* CHALLENGE: Starting at the first line of the listing below, repeat each line exactly until the line containing "import pandas as pd", which you include. Leave out pictures.

* DATA SECTION:
──────

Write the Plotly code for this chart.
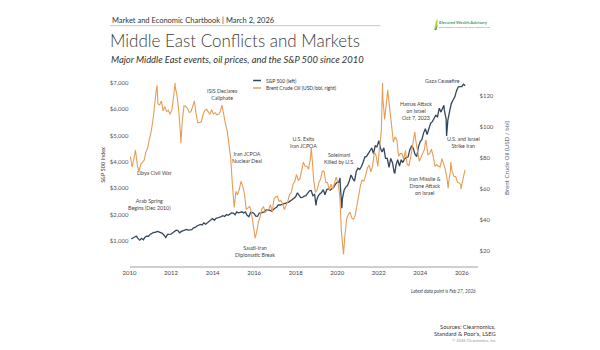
import plotly.graph_objects as go
import pandas as pd

# ---------------- DATA ----------------
# S&P 500 month-end closes, Jan 2010 .. Feb 2026
sp_monthly = [
    1074, 1104, 1169, 1187, 1089, 1031, 1102, 1049, 1141, 1183, 1181, 1258,   # 2010
    1286, 1327, 1326, 1364, 1345, 1321, 1292, 1219, 1131, 1253, 1247, 1258,   # 2011
    1312, 1366, 1408, 1398, 1310, 1362, 1379, 1407, 1441, 1412, 1416, 1426,   # 2012
    1498, 1515, 1569, 1598, 1631, 1606, 1686, 1633, 1682, 1757, 1806, 1848,   # 2013
    1783, 1859, 1872, 1884, 1924, 1960, 1931, 2003, 1972, 2018, 2068, 2059,   # 2014
    1995, 2105, 2068, 2086, 2107, 2063, 2104, 1972, 1920, 2079, 2080, 2044,   # 2015
    1940, 1932, 2060, 2065, 2097, 2099, 2174, 2171, 2168, 2126, 2199, 2239,   # 2016
    2279, 2364, 2363, 2384, 2412, 2423, 2470, 2472, 2519, 2575, 2648, 2674,   # 2017
    2824, 2714, 2641, 2648, 2705, 2718, 2816, 2902, 2914, 2712, 2760, 2507,   # 2018
    2704, 2784, 2834, 2946, 2752, 2942, 2980, 2926, 2977, 3038, 3141, 3231,   # 2019
    3226, 2954, 2585, 2912, 3044, 3100, 3271, 3500, 3363, 3270, 3622, 3756,   # 2020
    3714, 3811, 3973, 4181, 4204, 4298, 4395, 4523, 4308, 4605, 4567, 4766,   # 2021
    4516, 4374, 4530, 4132, 4132, 3785, 4130, 3955, 3586, 3872, 4080, 3840,   # 2022
    4077, 3970, 4109, 4169, 4180, 4450, 4589, 4508, 4288, 4194, 4568, 4770,   # 2023
    4846, 5096, 5254, 5036, 5278, 5460, 5522, 5648, 5762, 5705, 6032, 5882,   # 2024
    6041, 5955, 5612, 5569, 5912, 6205, 6339, 6460, 6688, 6840, 6849, 6845,   # 2025
    6940, 6880,                                                               # 2026
]
# intra-month S&P 500 extremes
sp_extra_dates = ["2018-12-24", "2020-02-19", "2020-03-23", "2022-01-03",
                  "2022-10-12", "2025-02-19", "2025-04-08", "2026-02-27"]
sp_extra_vals = [2351, 3386, 2237, 4797, 3577, 6144, 4982, 6880]

# Brent crude monthly averages (USD/bbl), Jan 2010 .. Feb 2026
oil_monthly = [
    80.5, 73.8, 78.8, 84.8, 75.9, 70.5, 75.6, 77.1, 78.2, 83.5, 86.1, 92.0,   # 2010
    96.5, 103.7, 114.6, 123.3, 114.5, 113.9, 116.5, 110.1, 112.8, 109.6, 110.5, 107.9,  # 2011
    110.7, 119.3, 125.5, 119.8, 110.3, 95.2, 102.6, 113.4, 112.9, 111.7, 109.1, 109.5,  # 2012
    112.9, 116.5, 108.5, 102.3, 102.6, 102.9, 107.4, 110.3, 111.2, 109.1, 107.8, 110.8,  # 2013
    108.1, 108.9, 107.5, 107.8, 109.5, 113.8, 106.8, 101.6, 97.1, 87.4, 79.4, 62.3,     # 2014
    47.8, 58.1, 55.9, 59.5, 64.6, 61.5, 56.6, 46.5, 47.6, 48.4, 44.3, 38.0,             # 2015
    30.7, 32.2, 38.2, 41.6, 46.7, 48.3, 44.7, 45.7, 46.6, 49.5, 44.8, 53.3,             # 2016
    54.6, 54.9, 51.6, 52.3, 50.3, 46.4, 48.5, 51.7, 56.2, 57.4, 62.7, 64.4,             # 2017
    69.1, 65.3, 66.0, 72.1, 76.9, 74.4, 74.3, 72.5, 78.9, 81.0, 64.8, 57.4,             # 2018
    59.4, 64.0, 66.1, 71.2, 71.1, 63.9, 63.9, 59.0, 62.8, 59.7, 63.2, 67.3,             # 2019
    63.7, 55.7, 32.0, 21.0, 29.4, 40.3, 43.2, 44.7, 40.9, 40.2, 43.0, 49.9,             # 2020
    54.8, 62.3, 65.4, 64.8, 68.5, 73.2, 75.2, 70.8, 74.5, 83.5, 81.1, 74.2,             # 2021
    86.5, 97.1, 117.3, 104.6, 113.3, 120.7, 111.9, 100.5, 89.8, 93.3, 91.4, 80.9,       # 2022
    82.5, 82.6, 78.4, 84.6, 75.5, 74.8, 80.1, 86.2, 93.7, 90.6, 82.9, 77.6,             # 2023
    80.1, 83.5, 85.4, 89.9, 81.8, 82.6, 85.3, 80.9, 74.3, 75.4, 74.4, 73.9,             # 2024
    79.3, 75.2, 72.6, 66.5, 64.2, 71.4, 71.0, 67.9, 67.6, 64.0, 63.6, 62.5,             # 2025
    65.0, 69.5,                                                                          # 2026
]
# intra-month Brent extremes
oil_extra_dates = ["2011-04-29", "2012-03-13", "2012-06-21", "2016-01-20",
                   "2018-10-03", "2020-04-21", "2022-03-08", "2022-06-08",
                   "2023-09-27", "2024-04-05", "2025-05-05", "2025-06-20",
                   "2025-12-16", "2026-02-27"]
oil_extra_vals = [126.6, 128.1, 89.2, 27.9, 86.3, 17.5, 128.0, 123.6,
                  96.6, 91.2, 60.2, 77.0, 59.5, 72.0]

event_labels = [
    "Libya Civil War",
    "Arab Spring<br>Begins (Dec 2010)",
    "ISIS Declares<br>Caliphate",
    "Iran JCPOA<br>Nuclear Deal",
    "Saudi-Iran<br>Diplomatic Break",
    "U.S. Exits<br>Iran JCPOA",
    "Soleimani<br>Killed by U.S.",
    "Hamas Attack<br>on Israel<br>Oct 7, 2023",
    "Gaza Ceasefire",
    "U.S. and Israel<br>Strike Iran",
    "Iran Missile &<br>Drone Attack<br>on Israel",
]

sp_ticks = [1000, 2000, 3000, 4000, 5000, 6000, 7000]
sp_ticktext = ["$1,000", "$2,000", "$3,000", "$4,000", "$5,000", "$6,000", "$7,000"]
oil_ticks = [20, 40, 60, 80, 100, 120]
oil_ticktext = ["$20", "$40", "$60", "$80", "$100", "$120"]
year_ticks = ["2010", "2012", "2014", "2016", "2018", "2020", "2022", "2024", "2026"]

# ---------------- BUILD SERIES ----------------
sp_dates = pd.date_range("2010-01-01", periods=len(sp_monthly), freq="MS") + pd.offsets.MonthEnd(0)
sp = pd.concat([pd.Series(sp_monthly, index=sp_dates),
                pd.Series(sp_extra_vals, index=pd.to_datetime(sp_extra_dates))])
sp = sp[~sp.index.duplicated(keep="last")].sort_index()

oil_dates = pd.date_range("2010-01-01", periods=len(oil_monthly), freq="MS") + pd.Timedelta(days=14)
oil = pd.concat([pd.Series(oil_monthly, index=oil_dates),
                 pd.Series(oil_extra_vals, index=pd.to_datetime(oil_extra_dates))])
oil = oil[~oil.index.duplicated(keep="last")].sort_index()

W, H = 600, 350
def fx(px): return px / W
def fy(py): return 1 - py / H

FONT = "Lato"
SP_COLOR = "#34465a"
OIL_COLOR = "#e59d58"

fig = go.Figure()
fig.add_trace(go.Scatter(x=oil.index, y=oil.values, mode="lines", yaxis="y2",
                         line=dict(color=OIL_COLOR, width=1.1), name="Brent Crude Oil (USD/bbl, right)"))
fig.add_trace(go.Scatter(x=sp.index, y=sp.values, mode="lines",
                         line=dict(color=SP_COLOR, width=1.3), name="S&P 500 (left)"))

x_left, x_right = 124, 477
y_top, y_bot = 75, 266

fig.update_layout(
    width=W, height=H,
    margin=dict(l=0, r=0, t=0, b=0),
    paper_bgcolor="white", plot_bgcolor="white",
    showlegend=False,
    font=dict(family=FONT, color="#444"),
    xaxis=dict(domain=[fx(x_left), fx(x_right)], type="date",
               range=["2010-01-01", "2026-10-20"],
               tickvals=[f"{y}-01-01" for y in year_ticks], ticktext=year_ticks,
               showgrid=False, zeroline=False, showline=True, linecolor="#cfcfcf", linewidth=2,
               ticks="", tickfont=dict(size=6, color="#444", family=FONT)),
    yaxis=dict(domain=[fy(y_bot), fy(y_top)], range=[53, 7288],
               tickvals=sp_ticks, ticktext=sp_ticktext,
               showgrid=False, zeroline=False, showline=False, ticks="",
               tickfont=dict(size=6, color="#555", family=FONT)),
    yaxis2=dict(overlaying="y", side="right", range=[10, 133.2],
                tickvals=oil_ticks, ticktext=oil_ticktext,
                showgrid=False, zeroline=False, showline=False, ticks="",
                tickfont=dict(size=6, color="#555", family=FONT)),
)

ann = []
def text(x, y, s, size, color="#444", xanchor="center", italic=False, angle=0, weight=None, family=FONT):
    f = dict(size=size, color=color, family=family)
    if italic:
        f["style"] = "italic"
    if weight:
        f["weight"] = weight
    ann.append(dict(x=fx(x), y=fy(y), xref="paper", yref="paper", text=s, showarrow=False,
                    xanchor=xanchor, yanchor="middle", font=f, textangle=angle, align=xanchor if xanchor != "center" else "center"))

# header
text(104, 20, "Market and Economic Chartbook | March 2, 2026", 7.5, "#333", xanchor="left")
text(102, 41, "Middle East Conflicts and Markets", 17, "#3b3b3b", xanchor="left", weight=300)
text(103, 59, "Major Middle East events, oil prices, and the S&P 500 since 2010", 9.4, "#333", xanchor="left", italic=True)
# logo text
text(435, 22.5, "Elevated Wealth Advisory", 4.2, "#4a9a5a", xanchor="left", weight=700)
text(435, 27, "Developing & Preserving Value Planners Plan", 2.6, "#777", xanchor="left")

# axis titles
text(97, 165, "S&P 500 Index", 5.5, "#444", angle=-90)
text(505, 158, "Brent Crude Oil (USD / bbl)", 6.2, "#566789", angle=-90)

# legend text
text(260, 80.5, "S&P 500 (left)", 5, "#333", xanchor="left")
text(260, 88, "Brent Crude Oil (USD/bbl, right)", 5, "#333", xanchor="left")

# event annotations (label centers in px)
event_pos = [(149, 173), (144, 204), (218, 95), (243, 157.5), (251, 251),
             (300, 142.5), (336, 158), (414, 111.5), (441, 81), (462, 142.5), (423, 185.5)]
for lab, (x, y) in zip(event_labels, event_pos):
    text(x, y, lab, 5.3, "#444")

# footer
text(407, 291, "Latest data point is Feb 27, 2026", 4.7, "#444", xanchor="left", italic=True)
text(497, 326, "Sources: Clearnomics,", 5.8, "#333", xanchor="right")
text(497, 333, "Standard & Poor's, LSEG", 5.8, "#333", xanchor="right")
text(497, 340.5, "© 2026 Clearnomics, Inc.", 4, "#999", xanchor="right")

fig.update_layout(annotations=ann)

shapes = [
    # header rule
    dict(type="line", xref="paper", yref="paper", x0=fx(104), x1=fx(378), y0=fy(25.7), y1=fy(25.7),
         line=dict(color="#c8c8c8", width=1)),
    # legend samples
    dict(type="line", xref="paper", yref="paper", x0=fx(249), x1=fx(257), y0=fy(80.5), y1=fy(80.5),
         line=dict(color=SP_COLOR, width=1.5)),
    dict(type="line", xref="paper", yref="paper", x0=fx(249), x1=fx(257), y0=fy(88), y1=fy(88),
         line=dict(color=OIL_COLOR, width=1.5)),
    # logo icon
    dict(type="path", xref="paper", yref="paper",
         path=f"M {fx(432)} {fy(30)} L {fx(434)} {fy(21)} L {fx(436)} {fy(19)} L {fx(435)} {fy(26)} Z",
         fillcolor="#b8d432", line=dict(width=0)),
    dict(type="path", xref="paper", yref="paper",
         path=f"M {fx(432.5)} {fy(30)} L {fx(436)} {fy(24)} L {fx(434.5)} {fy(30)} Z",
         fillcolor="#3a9a5a", line=dict(width=0)),
]
fig.update_layout(shapes=shapes)

fig.write_html("out.html")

──────

* WRITTEN SOLUTION:
Write the Plotly code for this chart.
import plotly.graph_objects as go
import pandas as pd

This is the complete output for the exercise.